League leader Matteo Salvini said that Cottarella was a “Mister Nobody” who “represents financial institutions”, while the head of Five Star Luigi Di Maio laughed off his chances of ever gaining the endorsement of a parliament in which his and Salvini’s parties command a majority.
“They’ve replaced a government with a majority with one that won’t obtain one,” said Di Maio to supporters at a rally near Rome.
Cottarelli first joined the IMF in 1988, following six years in the Bank of Italy’s Monetary and Financial Sector Division.
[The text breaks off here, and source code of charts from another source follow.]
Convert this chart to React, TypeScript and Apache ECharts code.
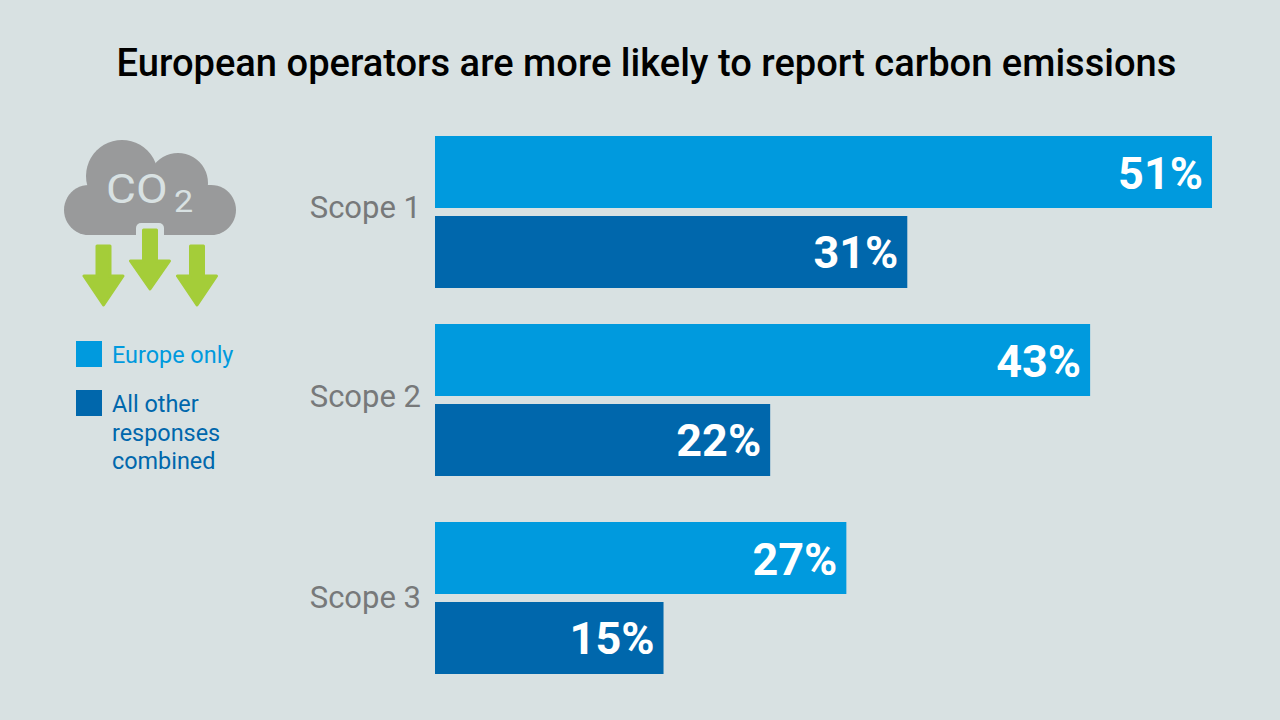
import React, { useEffect, useRef } from "react";
import * as echarts from "echarts";

const titleText = "European operators are more likely to report carbon emissions";
const scopes = ["Scope 1", "Scope 2", "Scope 3"];
const europeOnly = [51, 43, 27];
const allOther = [31, 22, 15];
const seriesNames = ["Europe only", "All other\nresponses\ncombined"];

const BG = "#d8e1e2";
const BLUE = "#009ade";
const NAVY = "#0067ac";
const GREY = "#999a9b";
const GREEN = "#a4cd39";
const FONT = "Roboto";

const gridTops = [136, 324, 522];
const labelLift = [10, 8, 1];

const arrow = (cx: number, top: number, neck: number, tip: number) => ({
  type: "polygon",
  z: 5,
  shape: {
    points: [
      [cx - 6.5, top], [cx + 6.5, top], [cx + 6.5, neck], [cx + 19.5, neck],
      [cx, tip], [cx - 19.5, neck], [cx - 6.5, neck],
    ],
  },
  style: { fill: GREEN, stroke: GREEN, lineWidth: 3, lineJoin: "round" },
});

const blob = (cx: number, cy: number, r: number) => ({
  type: "circle", z: 2, shape: { cx, cy, r }, style: { fill: GREY },
});

export default function App() {
  const ref = useRef<HTMLDivElement>(null);
  useEffect(() => {
    document.body.style.margin = "0";
    document.body.style.background = BG;
    const chart = echarts.init(ref.current!, undefined, { renderer: "svg" });
    const valueLabel = {
      show: true,
      position: "insideRight",
      distance: 9,
      offset: [0, 1],
      formatter: "{c}%",
      color: "#ffffff",
      fontFamily: FONT,
      fontWeight: 700,
      fontSize: 45,
    };
    chart.setOption({
      animation: false,
      backgroundColor: BG,
      title: {
        text: titleText,
        left: 641.5,
        top: 39,
        textAlign: "center",
        textStyle: { color: "#000", fontFamily: FONT, fontWeight: 500, fontSize: 38.1 },
      },
      grid: gridTops.map((top) => ({ left: 435, right: 68, top, height: 152 })),
      xAxis: gridTops.map((_, i) => ({
        type: "value", gridIndex: i, min: 0, max: 51, show: false,
      })),
      yAxis: gridTops.map((_, i) => ({
        type: "category",
        gridIndex: i,
        inverse: true,
        data: [scopes[i]],
        axisLine: { show: false },
        axisTick: { show: false },
        axisLabel: {
          margin: 14,
          color: "#77797a",
          fontFamily: FONT,
          fontSize: 31,
          verticalAlign: "bottom",
          lineHeight: labelLift[i],
        },
      })),
      series: gridTops.flatMap((_, i) => [
        {
          type: "bar", name: seriesNames[0], xAxisIndex: i, yAxisIndex: i,
          data: [europeOnly[i]], barWidth: 72, barGap: "11.11%",
          itemStyle: { color: BLUE }, label: valueLabel,
        },
        {
          type: "bar", name: seriesNames[1], xAxisIndex: i, yAxisIndex: i,
          data: [allOther[i]], barWidth: 72, barGap: "11.11%",
          itemStyle: { color: NAVY }, label: valueLabel,
        },
      ]),
      graphic: [
        blob(89, 210, 25),
        blob(122, 176, 36),
        blob(178, 183, 30),
        blob(211, 210, 25),
        { type: "rect", z: 2, shape: { x: 89, y: 185, width: 122, height: 50 }, style: { fill: GREY } },
        { type: "rect", z: 3, shape: { x: 136, y: 223, width: 28, height: 20, r: 5 }, style: { fill: BG } },
        arrow(150, 230, 261, 289),
        arrow(103.5, 246, 276, 305),
        arrow(197, 246, 276, 305),
        { type: "text", z: 4, x: 106, y: 170, scaleX: 1.15, style: { text: "CO", fill: BG, font: `400 40px ${FONT}` } },
        { type: "text", z: 4, x: 174, y: 186, scaleX: 1.1, style: { text: "2", fill: BG, font: `400 31px ${FONT}` } },
        { type: "rect", shape: { x: 76, y: 341, width: 26, height: 26 }, style: { fill: BLUE } },
        { type: "rect", shape: { x: 76, y: 390, width: 26, height: 26 }, style: { fill: NAVY } },
        { type: "text", x: 112, y: 341, style: { text: seriesNames[0], fill: BLUE, font: `400 23.4px ${FONT}`, lineHeight: 28.5 } },
        { type: "text", x: 112, y: 390, style: { text: seriesNames[1], fill: NAVY, font: `400 23.4px ${FONT}`, lineHeight: 28.5 } },
      ],
    });
    return () => chart.dispose();
  }, []);
  return (
    <div
      ref={ref}
      style={{ position: "absolute", left: 0, top: 0, width: 1280, height: 720 }}
    />
  );
}
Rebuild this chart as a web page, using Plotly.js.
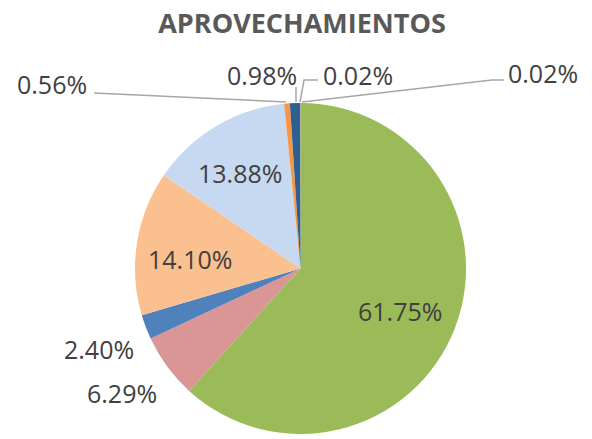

He was director of the IMF’s fiscal affairs department from 2008 to 2013 and became known as “Mr Scissors” for making cuts to public spending in Italy while charged with the revision of public spending by Enrico Letta’s short-lived centre-left government.
Looking back on his time under Letta, Cottarelli lamented the resistance of bureaucrats in Rome to help him carry out his role, claiming that “often I wasn’t even given the documents I asked for”.
In 2014 Letta’s successor, Matteo Renzi, nominated him as the IMF’s executive director for Italy, Greece and Malta before leaving the institution in October 2017.
Since then Cottarelli has worked as director of the Public Accounts Observatory at the Catholic University of Milan, and as a TV pundit he has offered a string of warnings about the economic cost of the Five Star and League’s joint government programme, which includes huge tax cuts and a ramping up of welfare spending.
Mattarella is treating this situation as if the fate of Italy’s participation in the Euro is at stake. He sees the situation in Italy from the top down, rather than the way the Italian people view it: from a bottom up.
At the ground level, Italy’s economy is fundamentally malfunctioning, and Cottarelli sees the situation from the perspective of Italy’s creditors.
The people and the government, at this moment, do not perceive a common ground. Political gains are to be made, governmental stakes are to be uprooted, and relationships shaken up. The outcome of Monday’s meeting will further show how this situation will pan out.